(TASK DESCRIPTION) State how many lines in the listing below include the word "source". Give nothing but the number.

§ §

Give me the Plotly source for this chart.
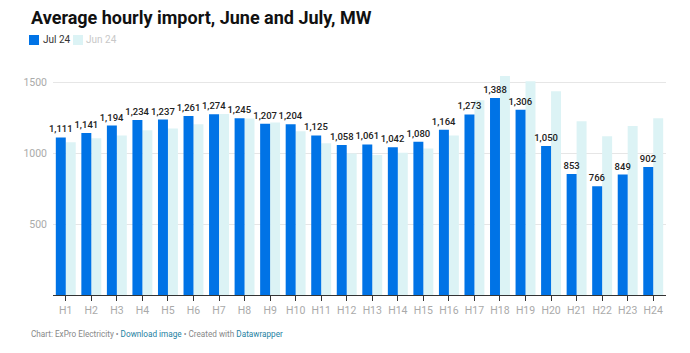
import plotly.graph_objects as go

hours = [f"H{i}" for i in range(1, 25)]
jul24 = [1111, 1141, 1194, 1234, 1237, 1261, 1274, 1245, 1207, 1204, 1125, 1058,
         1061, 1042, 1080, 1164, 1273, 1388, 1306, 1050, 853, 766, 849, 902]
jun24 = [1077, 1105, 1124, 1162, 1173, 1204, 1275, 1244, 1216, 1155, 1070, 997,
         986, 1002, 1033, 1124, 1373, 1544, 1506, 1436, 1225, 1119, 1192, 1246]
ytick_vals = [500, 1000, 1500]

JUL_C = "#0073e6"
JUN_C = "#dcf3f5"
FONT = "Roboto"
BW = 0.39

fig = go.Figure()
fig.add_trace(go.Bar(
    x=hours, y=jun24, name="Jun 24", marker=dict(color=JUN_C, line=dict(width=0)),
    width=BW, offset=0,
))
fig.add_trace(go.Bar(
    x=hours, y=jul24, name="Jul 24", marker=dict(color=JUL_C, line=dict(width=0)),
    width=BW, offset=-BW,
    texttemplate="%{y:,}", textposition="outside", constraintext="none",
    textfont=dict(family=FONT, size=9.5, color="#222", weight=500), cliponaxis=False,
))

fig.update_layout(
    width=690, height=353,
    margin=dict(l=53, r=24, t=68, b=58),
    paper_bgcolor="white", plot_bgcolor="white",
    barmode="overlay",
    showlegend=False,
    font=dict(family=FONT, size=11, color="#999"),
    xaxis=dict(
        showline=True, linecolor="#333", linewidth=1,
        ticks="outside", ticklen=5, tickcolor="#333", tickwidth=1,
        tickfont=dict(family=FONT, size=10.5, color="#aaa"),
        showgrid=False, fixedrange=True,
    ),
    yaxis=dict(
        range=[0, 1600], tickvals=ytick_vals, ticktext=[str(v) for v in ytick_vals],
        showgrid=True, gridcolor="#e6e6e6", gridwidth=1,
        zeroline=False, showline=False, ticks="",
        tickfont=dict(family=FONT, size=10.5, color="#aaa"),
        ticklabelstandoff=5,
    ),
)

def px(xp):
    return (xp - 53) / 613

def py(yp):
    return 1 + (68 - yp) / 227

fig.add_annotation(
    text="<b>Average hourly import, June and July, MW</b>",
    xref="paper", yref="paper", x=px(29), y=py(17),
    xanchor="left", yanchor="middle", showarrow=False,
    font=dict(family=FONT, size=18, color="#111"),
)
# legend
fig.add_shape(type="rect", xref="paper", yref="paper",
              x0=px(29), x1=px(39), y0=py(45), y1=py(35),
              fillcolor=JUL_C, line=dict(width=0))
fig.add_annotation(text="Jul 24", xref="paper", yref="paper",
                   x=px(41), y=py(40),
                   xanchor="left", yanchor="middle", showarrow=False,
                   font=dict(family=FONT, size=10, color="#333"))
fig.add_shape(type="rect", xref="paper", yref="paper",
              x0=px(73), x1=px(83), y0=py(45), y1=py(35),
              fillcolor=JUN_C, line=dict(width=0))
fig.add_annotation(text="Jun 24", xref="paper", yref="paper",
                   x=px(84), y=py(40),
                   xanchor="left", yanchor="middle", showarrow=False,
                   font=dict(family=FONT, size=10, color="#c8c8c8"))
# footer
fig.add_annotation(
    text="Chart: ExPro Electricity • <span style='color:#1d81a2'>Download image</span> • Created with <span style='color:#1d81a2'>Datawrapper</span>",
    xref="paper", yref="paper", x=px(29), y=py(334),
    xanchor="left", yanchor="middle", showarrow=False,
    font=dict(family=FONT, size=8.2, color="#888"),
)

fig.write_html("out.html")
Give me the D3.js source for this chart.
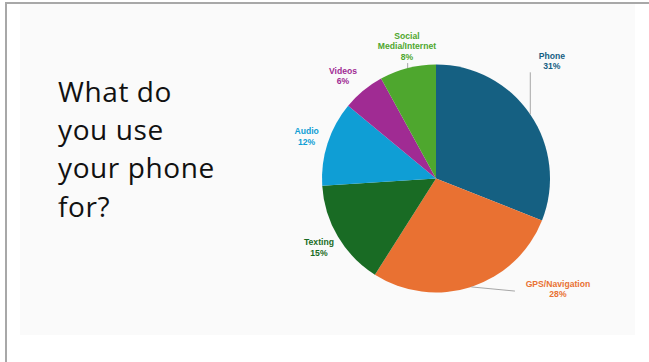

§ §

(REPLY) 2